■ Exercise aim: Repeat, exactly and completely, the material that follows. Omit the pictures.

#### Dataset content ####

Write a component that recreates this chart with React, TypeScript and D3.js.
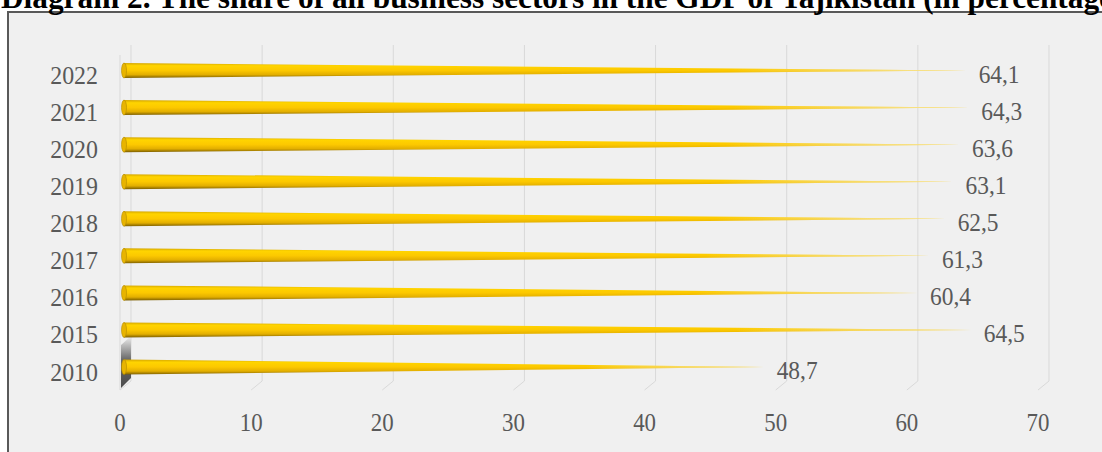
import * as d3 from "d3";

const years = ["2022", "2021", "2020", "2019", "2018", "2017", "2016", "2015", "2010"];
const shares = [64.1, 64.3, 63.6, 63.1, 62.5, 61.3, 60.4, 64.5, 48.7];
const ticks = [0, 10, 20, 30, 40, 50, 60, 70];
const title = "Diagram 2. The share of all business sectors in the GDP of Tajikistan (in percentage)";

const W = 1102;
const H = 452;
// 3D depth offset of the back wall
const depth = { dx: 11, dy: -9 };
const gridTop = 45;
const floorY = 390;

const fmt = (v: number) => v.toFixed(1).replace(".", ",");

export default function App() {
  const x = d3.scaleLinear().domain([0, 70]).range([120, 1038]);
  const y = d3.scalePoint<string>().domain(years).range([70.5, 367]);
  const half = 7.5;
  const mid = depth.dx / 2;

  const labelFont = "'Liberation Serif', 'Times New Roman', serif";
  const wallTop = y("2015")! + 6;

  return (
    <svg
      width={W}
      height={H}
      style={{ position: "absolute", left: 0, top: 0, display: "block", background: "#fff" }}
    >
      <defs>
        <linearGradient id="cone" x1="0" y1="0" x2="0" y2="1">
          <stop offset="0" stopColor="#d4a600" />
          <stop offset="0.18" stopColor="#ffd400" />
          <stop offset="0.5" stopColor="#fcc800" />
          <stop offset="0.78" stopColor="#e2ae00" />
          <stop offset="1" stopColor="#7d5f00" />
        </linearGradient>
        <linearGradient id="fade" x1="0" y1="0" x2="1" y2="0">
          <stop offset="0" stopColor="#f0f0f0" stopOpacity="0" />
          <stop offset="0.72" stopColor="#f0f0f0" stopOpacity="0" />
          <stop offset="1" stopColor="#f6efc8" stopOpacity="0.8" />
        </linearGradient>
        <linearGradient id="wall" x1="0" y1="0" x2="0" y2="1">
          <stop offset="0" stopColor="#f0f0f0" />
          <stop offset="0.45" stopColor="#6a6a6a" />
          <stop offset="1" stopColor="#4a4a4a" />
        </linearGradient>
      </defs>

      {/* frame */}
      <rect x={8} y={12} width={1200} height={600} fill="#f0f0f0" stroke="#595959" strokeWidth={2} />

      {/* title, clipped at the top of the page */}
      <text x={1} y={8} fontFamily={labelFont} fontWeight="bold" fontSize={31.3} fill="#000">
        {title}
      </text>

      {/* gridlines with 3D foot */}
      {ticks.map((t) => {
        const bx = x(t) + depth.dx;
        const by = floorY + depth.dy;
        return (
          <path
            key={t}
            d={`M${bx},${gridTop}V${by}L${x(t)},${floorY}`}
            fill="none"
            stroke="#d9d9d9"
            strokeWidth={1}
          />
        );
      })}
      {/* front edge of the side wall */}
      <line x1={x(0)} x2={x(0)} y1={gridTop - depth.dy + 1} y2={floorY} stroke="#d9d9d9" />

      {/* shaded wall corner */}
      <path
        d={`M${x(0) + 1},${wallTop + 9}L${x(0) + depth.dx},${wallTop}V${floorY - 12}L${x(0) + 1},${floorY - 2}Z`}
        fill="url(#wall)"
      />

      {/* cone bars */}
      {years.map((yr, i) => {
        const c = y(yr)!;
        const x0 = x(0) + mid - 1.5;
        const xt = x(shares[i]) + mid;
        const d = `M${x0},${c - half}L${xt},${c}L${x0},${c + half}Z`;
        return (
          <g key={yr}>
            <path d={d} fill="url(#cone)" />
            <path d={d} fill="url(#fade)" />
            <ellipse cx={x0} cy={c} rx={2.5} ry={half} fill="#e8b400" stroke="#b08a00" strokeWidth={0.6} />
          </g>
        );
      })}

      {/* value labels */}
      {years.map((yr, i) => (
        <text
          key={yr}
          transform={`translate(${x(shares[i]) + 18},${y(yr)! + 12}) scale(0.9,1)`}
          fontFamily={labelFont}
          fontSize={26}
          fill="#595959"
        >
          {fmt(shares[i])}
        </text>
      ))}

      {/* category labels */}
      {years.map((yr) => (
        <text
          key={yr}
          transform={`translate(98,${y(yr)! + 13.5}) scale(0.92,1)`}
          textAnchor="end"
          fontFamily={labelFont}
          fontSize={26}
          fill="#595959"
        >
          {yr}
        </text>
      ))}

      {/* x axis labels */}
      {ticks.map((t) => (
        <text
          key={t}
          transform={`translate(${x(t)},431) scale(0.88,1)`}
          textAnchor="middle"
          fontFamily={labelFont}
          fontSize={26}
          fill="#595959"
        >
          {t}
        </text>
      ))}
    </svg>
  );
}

####

■ Output of the exercise:
Write a component that recreates this chart with React, TypeScript and D3.js.
import * as d3 from "d3";

const years = ["2022", "2021", "2020", "2019", "2018", "2017", "2016", "2015", "2010"];
const shares = [64.1, 64.3, 63.6, 63.1, 62.5, 61.3, 60.4, 64.5, 48.7];
const ticks = [0, 10, 20, 30, 40, 50, 60, 70];
const title = "Diagram 2. The share of all business sectors in the GDP of Tajikistan (in percentage)";

const W = 1102;
const H = 452;
// 3D depth offset of the back wall
const depth = { dx: 11, dy: -9 };
const gridTop = 45;
const floorY = 390;

const fmt = (v: number) => v.toFixed(1).replace(".", ",");

export default function App() {
  const x = d3.scaleLinear().domain([0, 70]).range([120, 1038]);
  const y = d3.scalePoint<string>().domain(years).range([70.5, 367]);
  const half = 7.5;
  const mid = depth.dx / 2;

  const labelFont = "'Liberation Serif', 'Times New Roman', serif";
  const wallTop = y("2015")! + 6;

  return (
    <svg
      width={W}
      height={H}
      style={{ position: "absolute", left: 0, top: 0, display: "block", background: "#fff" }}
    >
      <defs>
        <linearGradient id="cone" x1="0" y1="0" x2="0" y2="1">
          <stop offset="0" stopColor="#d4a600" />
          <stop offset="0.18" stopColor="#ffd400" />
          <stop offset="0.5" stopColor="#fcc800" />
          <stop offset="0.78" stopColor="#e2ae00" />
          <stop offset="1" stopColor="#7d5f00" />
        </linearGradient>
        <linearGradient id="fade" x1="0" y1="0" x2="1" y2="0">
          <stop offset="0" stopColor="#f0f0f0" stopOpacity="0" />
          <stop offset="0.72" stopColor="#f0f0f0" stopOpacity="0" />
          <stop offset="1" stopColor="#f6efc8" stopOpacity="0.8" />
        </linearGradient>
        <linearGradient id="wall" x1="0" y1="0" x2="0" y2="1">
          <stop offset="0" stopColor="#f0f0f0" />
          <stop offset="0.45" stopColor="#6a6a6a" />
          <stop offset="1" stopColor="#4a4a4a" />
        </linearGradient>
      </defs>

      {/* frame */}
      <rect x={8} y={12} width={1200} height={600} fill="#f0f0f0" stroke="#595959" strokeWidth={2} />

      {/* title, clipped at the top of the page */}
      <text x={1} y={8} fontFamily={labelFont} fontWeight="bold" fontSize={31.3} fill="#000">
        {title}
      </text>

      {/* gridlines with 3D foot */}
      {ticks.map((t) => {
        const bx = x(t) + depth.dx;
        const by = floorY + depth.dy;
        return (
          <path
            key={t}
            d={`M${bx},${gridTop}V${by}L${x(t)},${floorY}`}
            fill="none"
            stroke="#d9d9d9"
            strokeWidth={1}
          />
        );
      })}
      {/* front edge of the side wall */}
      <line x1={x(0)} x2={x(0)} y1={gridTop - depth.dy + 1} y2={floorY} stroke="#d9d9d9" />

      {/* shaded wall corner */}
      <path
        d={`M${x(0) + 1},${wallTop + 9}L${x(0) + depth.dx},${wallTop}V${floorY - 12}L${x(0) + 1},${floorY - 2}Z`}
        fill="url(#wall)"
      />

      {/* cone bars */}
      {years.map((yr, i) => {
        const c = y(yr)!;
        const x0 = x(0) + mid - 1.5;
        const xt = x(shares[i]) + mid;
        const d = `M${x0},${c - half}L${xt},${c}L${x0},${c + half}Z`;
        return (
          <g key={yr}>
            <path d={d} fill="url(#cone)" />
            <path d={d} fill="url(#fade)" />
            <ellipse cx={x0} cy={c} rx={2.5} ry={half} fill="#e8b400" stroke="#b08a00" strokeWidth={0.6} />
          </g>
        );
      })}

      {/* value labels */}
      {years.map((yr, i) => (
        <text
          key={yr}
          transform={`translate(${x(shares[i]) + 18},${y(yr)! + 12}) scale(0.9,1)`}
          fontFamily={labelFont}
          fontSize={26}
          fill="#595959"
        >
          {fmt(shares[i])}
        </text>
      ))}

      {/* category labels */}
      {years.map((yr) => (
        <text
          key={yr}
          transform={`translate(98,${y(yr)! + 13.5}) scale(0.92,1)`}
          textAnchor="end"
          fontFamily={labelFont}
          fontSize={26}
          fill="#595959"
        >
          {yr}
        </text>
      ))}

      {/* x axis labels */}
      {ticks.map((t) => (
        <text
          key={t}
          transform={`translate(${x(t)},431) scale(0.88,1)`}
          textAnchor="middle"
          fontFamily={labelFont}
          fontSize={26}
          fill="#595959"
        >
          {t}
        </text>
      ))}
    </svg>
  );
}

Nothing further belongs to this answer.